### GIVEN TASK
Copy nothing but the stretch that opens with the line containing "Clone this diagram in TikZ." and closes with the line containing "(dr) at (814,265)". Keep pictures out.

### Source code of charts
────────
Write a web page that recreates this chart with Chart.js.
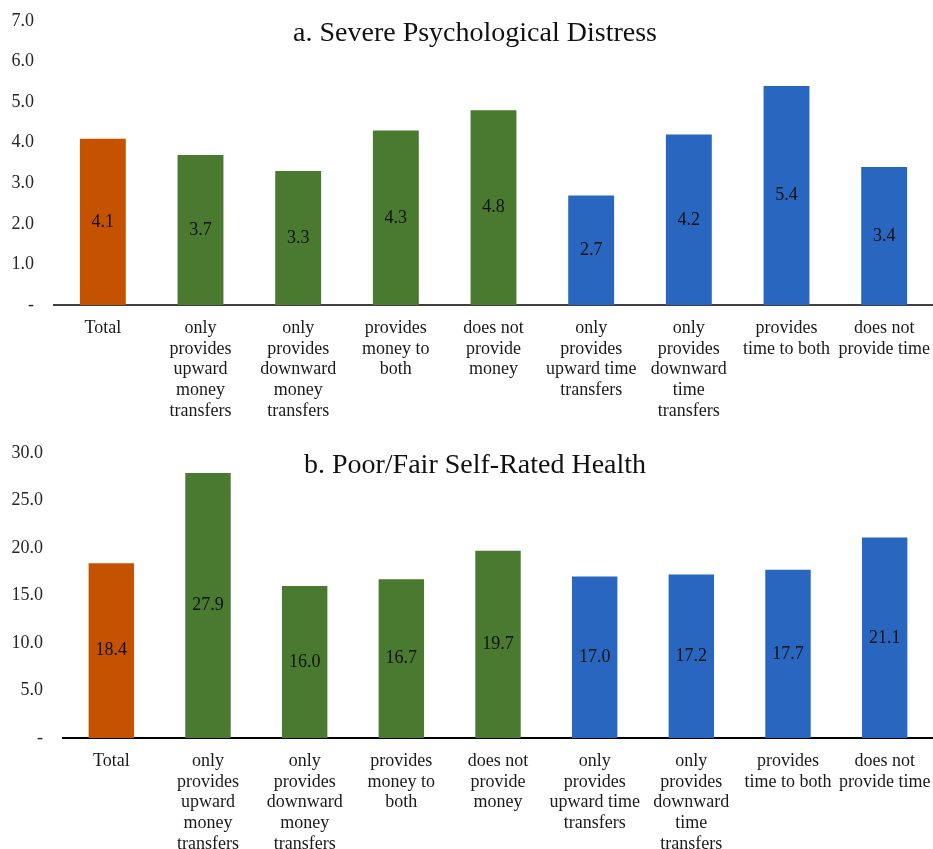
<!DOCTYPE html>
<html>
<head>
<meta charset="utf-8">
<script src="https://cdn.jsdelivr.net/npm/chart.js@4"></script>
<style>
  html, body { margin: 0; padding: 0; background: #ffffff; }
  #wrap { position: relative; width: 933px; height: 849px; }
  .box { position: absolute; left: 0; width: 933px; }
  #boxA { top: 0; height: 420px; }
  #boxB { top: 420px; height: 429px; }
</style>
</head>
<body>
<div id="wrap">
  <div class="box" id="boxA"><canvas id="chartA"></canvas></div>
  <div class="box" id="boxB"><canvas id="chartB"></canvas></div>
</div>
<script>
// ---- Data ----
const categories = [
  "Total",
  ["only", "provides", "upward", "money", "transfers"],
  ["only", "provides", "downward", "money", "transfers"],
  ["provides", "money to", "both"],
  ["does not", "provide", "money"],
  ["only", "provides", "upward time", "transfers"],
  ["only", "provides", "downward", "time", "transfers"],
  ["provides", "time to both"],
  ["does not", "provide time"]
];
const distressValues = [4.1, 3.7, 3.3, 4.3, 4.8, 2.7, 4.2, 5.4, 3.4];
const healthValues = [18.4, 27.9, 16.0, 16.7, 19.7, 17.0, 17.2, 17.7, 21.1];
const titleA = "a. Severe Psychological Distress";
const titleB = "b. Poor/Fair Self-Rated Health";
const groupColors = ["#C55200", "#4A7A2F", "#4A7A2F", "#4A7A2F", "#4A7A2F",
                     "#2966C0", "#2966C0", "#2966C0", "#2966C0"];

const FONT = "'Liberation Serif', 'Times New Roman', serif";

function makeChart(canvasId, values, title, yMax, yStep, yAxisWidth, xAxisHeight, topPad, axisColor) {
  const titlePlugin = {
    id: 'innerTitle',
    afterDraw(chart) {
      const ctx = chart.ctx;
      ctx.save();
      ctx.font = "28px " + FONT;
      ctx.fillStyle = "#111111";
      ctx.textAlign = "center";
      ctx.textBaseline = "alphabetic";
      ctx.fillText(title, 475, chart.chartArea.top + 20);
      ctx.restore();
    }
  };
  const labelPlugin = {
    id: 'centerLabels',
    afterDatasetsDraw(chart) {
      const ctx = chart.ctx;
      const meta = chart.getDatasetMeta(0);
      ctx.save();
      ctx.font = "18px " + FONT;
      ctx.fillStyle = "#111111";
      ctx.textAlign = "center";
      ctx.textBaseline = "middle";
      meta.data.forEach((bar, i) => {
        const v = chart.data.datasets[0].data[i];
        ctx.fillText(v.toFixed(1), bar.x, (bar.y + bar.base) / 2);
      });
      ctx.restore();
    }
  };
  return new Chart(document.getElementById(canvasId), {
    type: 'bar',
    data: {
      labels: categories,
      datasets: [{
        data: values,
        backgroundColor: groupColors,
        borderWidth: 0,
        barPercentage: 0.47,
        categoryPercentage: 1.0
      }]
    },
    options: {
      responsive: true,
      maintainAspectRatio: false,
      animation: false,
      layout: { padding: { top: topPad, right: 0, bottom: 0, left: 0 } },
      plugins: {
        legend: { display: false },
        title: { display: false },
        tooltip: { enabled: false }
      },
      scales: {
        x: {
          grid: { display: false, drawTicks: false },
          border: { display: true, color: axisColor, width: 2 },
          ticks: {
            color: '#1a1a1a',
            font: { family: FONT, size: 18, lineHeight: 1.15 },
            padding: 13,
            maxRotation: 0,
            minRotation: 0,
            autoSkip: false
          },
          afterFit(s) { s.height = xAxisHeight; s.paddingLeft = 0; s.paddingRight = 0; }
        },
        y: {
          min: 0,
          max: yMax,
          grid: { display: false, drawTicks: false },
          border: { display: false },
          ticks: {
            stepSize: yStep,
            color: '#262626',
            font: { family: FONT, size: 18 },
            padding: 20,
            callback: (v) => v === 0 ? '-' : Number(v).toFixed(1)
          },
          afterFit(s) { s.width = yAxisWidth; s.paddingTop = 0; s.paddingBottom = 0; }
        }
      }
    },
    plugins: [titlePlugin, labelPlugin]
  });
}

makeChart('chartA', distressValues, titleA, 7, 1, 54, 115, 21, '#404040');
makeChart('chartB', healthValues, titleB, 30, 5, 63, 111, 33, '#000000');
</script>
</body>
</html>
────────
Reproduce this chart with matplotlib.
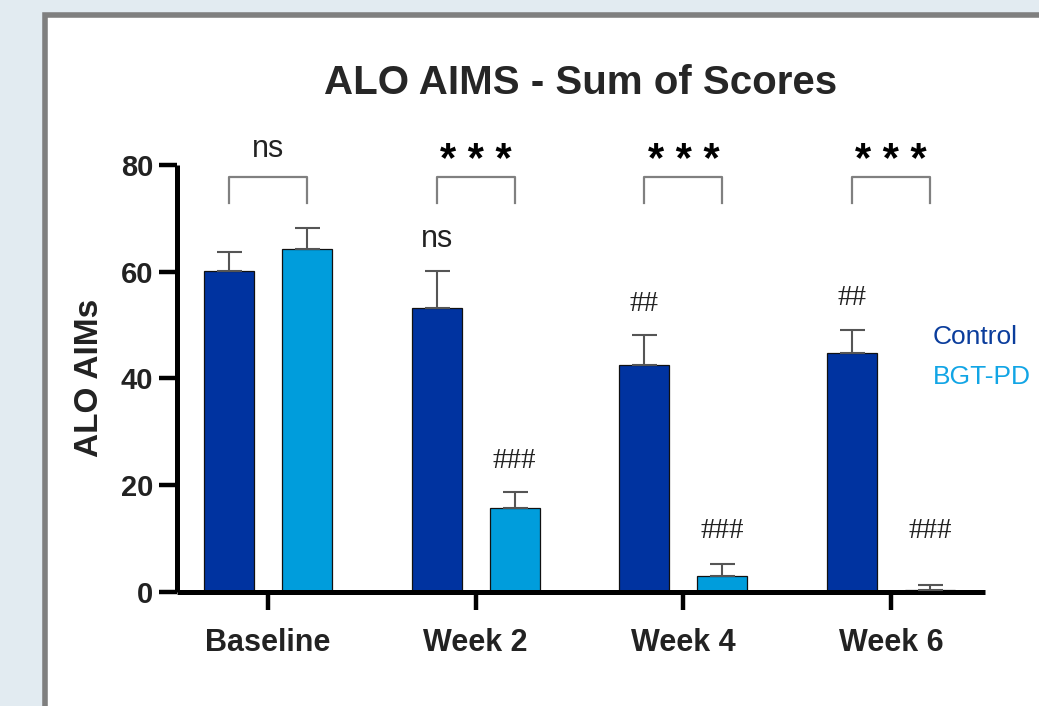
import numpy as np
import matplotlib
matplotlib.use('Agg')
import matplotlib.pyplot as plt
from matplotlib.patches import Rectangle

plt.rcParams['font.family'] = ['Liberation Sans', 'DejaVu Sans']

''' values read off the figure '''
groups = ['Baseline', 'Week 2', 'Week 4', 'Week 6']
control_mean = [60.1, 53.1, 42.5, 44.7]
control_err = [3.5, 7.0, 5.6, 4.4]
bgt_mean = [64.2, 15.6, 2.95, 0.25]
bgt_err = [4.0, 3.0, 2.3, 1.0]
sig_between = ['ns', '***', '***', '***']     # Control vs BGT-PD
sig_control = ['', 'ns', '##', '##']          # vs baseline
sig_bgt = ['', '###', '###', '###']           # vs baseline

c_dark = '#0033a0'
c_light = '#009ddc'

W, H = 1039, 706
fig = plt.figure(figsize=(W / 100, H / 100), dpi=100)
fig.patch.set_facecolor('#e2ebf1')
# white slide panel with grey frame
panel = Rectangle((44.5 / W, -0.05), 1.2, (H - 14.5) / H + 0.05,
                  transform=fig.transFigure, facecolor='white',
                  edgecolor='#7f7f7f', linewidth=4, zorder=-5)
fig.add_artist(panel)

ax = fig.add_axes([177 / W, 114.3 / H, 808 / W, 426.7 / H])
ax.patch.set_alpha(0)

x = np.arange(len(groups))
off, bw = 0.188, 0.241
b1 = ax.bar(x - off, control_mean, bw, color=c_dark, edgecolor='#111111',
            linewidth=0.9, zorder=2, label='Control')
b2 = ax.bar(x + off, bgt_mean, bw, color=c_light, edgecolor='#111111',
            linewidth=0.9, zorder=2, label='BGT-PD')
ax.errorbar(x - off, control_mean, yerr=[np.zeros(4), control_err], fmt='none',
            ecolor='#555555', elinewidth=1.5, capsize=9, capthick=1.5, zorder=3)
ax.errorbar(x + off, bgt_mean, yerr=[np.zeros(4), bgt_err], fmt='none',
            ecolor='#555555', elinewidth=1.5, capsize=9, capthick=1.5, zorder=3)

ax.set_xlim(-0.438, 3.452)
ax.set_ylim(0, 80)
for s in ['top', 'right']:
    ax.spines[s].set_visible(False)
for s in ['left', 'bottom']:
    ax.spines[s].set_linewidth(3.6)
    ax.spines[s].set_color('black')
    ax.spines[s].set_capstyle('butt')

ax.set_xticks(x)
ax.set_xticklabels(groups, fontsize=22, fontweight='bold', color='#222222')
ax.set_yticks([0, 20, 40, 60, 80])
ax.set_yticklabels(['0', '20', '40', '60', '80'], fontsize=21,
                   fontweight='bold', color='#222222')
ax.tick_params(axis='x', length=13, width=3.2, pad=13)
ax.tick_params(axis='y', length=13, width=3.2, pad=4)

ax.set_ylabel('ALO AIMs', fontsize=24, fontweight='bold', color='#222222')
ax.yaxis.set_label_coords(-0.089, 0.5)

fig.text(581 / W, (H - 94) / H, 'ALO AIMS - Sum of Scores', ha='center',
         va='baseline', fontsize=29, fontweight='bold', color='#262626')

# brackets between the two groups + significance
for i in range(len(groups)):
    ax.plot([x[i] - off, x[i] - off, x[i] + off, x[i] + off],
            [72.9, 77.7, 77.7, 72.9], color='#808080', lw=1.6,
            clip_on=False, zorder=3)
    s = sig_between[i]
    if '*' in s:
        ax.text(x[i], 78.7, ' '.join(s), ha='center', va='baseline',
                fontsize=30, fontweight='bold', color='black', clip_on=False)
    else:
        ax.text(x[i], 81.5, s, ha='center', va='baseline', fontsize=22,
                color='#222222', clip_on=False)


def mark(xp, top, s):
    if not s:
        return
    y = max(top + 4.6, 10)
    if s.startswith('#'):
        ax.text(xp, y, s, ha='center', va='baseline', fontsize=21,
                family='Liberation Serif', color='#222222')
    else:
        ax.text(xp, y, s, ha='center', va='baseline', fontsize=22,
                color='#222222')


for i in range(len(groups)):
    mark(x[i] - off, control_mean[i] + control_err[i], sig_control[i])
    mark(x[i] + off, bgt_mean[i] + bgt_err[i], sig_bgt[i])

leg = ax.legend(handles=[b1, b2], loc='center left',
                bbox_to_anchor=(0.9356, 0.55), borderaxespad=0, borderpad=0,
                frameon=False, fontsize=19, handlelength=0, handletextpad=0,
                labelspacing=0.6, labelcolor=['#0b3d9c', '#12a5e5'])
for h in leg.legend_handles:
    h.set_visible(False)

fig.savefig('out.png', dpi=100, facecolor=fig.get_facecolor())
────────
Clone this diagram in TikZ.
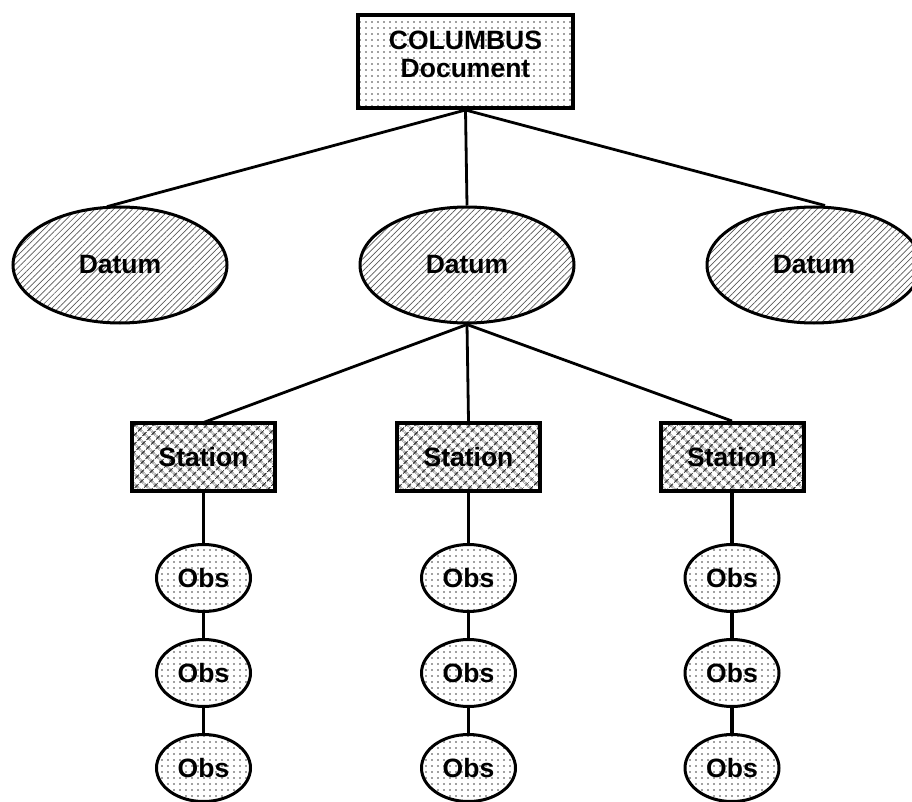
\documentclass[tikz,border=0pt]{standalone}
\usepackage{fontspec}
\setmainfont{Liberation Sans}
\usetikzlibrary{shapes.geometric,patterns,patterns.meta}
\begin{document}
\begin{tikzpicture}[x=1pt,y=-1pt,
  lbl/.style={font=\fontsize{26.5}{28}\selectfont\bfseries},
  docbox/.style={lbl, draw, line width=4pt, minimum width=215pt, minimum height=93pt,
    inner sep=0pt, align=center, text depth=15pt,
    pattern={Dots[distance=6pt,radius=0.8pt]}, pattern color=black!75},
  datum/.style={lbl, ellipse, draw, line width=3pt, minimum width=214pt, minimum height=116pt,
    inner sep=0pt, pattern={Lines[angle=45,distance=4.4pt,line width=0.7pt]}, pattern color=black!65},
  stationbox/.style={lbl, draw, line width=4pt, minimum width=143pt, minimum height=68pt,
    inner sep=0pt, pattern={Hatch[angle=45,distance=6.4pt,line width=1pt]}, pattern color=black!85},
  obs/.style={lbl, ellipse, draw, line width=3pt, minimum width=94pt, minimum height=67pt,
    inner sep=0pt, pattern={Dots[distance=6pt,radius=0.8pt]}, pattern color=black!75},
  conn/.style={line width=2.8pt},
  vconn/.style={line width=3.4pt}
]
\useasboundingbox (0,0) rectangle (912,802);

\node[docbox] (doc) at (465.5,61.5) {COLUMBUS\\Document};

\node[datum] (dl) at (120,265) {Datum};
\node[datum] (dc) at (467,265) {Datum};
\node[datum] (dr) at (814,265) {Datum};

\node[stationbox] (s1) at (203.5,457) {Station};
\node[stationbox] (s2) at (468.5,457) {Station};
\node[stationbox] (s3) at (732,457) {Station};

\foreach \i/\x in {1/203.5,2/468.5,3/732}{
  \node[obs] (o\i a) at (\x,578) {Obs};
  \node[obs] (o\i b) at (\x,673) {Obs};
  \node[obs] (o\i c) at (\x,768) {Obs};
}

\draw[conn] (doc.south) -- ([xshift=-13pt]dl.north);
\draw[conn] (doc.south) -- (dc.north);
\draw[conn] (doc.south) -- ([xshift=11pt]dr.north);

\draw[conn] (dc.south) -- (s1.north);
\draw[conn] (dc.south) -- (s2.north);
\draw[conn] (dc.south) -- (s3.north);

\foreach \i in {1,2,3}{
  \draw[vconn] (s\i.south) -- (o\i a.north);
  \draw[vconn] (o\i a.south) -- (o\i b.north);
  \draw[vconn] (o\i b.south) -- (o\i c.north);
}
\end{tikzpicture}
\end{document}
────────
### OUTPUT
Clone this diagram in TikZ.
\documentclass[tikz,border=0pt]{standalone}
\usepackage{fontspec}
\setmainfont{Liberation Sans}
\usetikzlibrary{shapes.geometric,patterns,patterns.meta}
\begin{document}
\begin{tikzpicture}[x=1pt,y=-1pt,
  lbl/.style={font=\fontsize{26.5}{28}\selectfont\bfseries},
  docbox/.style={lbl, draw, line width=4pt, minimum width=215pt, minimum height=93pt,
    inner sep=0pt, align=center, text depth=15pt,
    pattern={Dots[distance=6pt,radius=0.8pt]}, pattern color=black!75},
  datum/.style={lbl, ellipse, draw, line width=3pt, minimum width=214pt, minimum height=116pt,
    inner sep=0pt, pattern={Lines[angle=45,distance=4.4pt,line width=0.7pt]}, pattern color=black!65},
  stationbox/.style={lbl, draw, line width=4pt, minimum width=143pt, minimum height=68pt,
    inner sep=0pt, pattern={Hatch[angle=45,distance=6.4pt,line width=1pt]}, pattern color=black!85},
  obs/.style={lbl, ellipse, draw, line width=3pt, minimum width=94pt, minimum height=67pt,
    inner sep=0pt, pattern={Dots[distance=6pt,radius=0.8pt]}, pattern color=black!75},
  conn/.style={line width=2.8pt},
  vconn/.style={line width=3.4pt}
]
\useasboundingbox (0,0) rectangle (912,802);

\node[docbox] (doc) at (465.5,61.5) {COLUMBUS\\Document};

\node[datum] (dl) at (120,265) {Datum};
\node[datum] (dc) at (467,265) {Datum};
\node[datum] (dr) at (814,265) {Datum};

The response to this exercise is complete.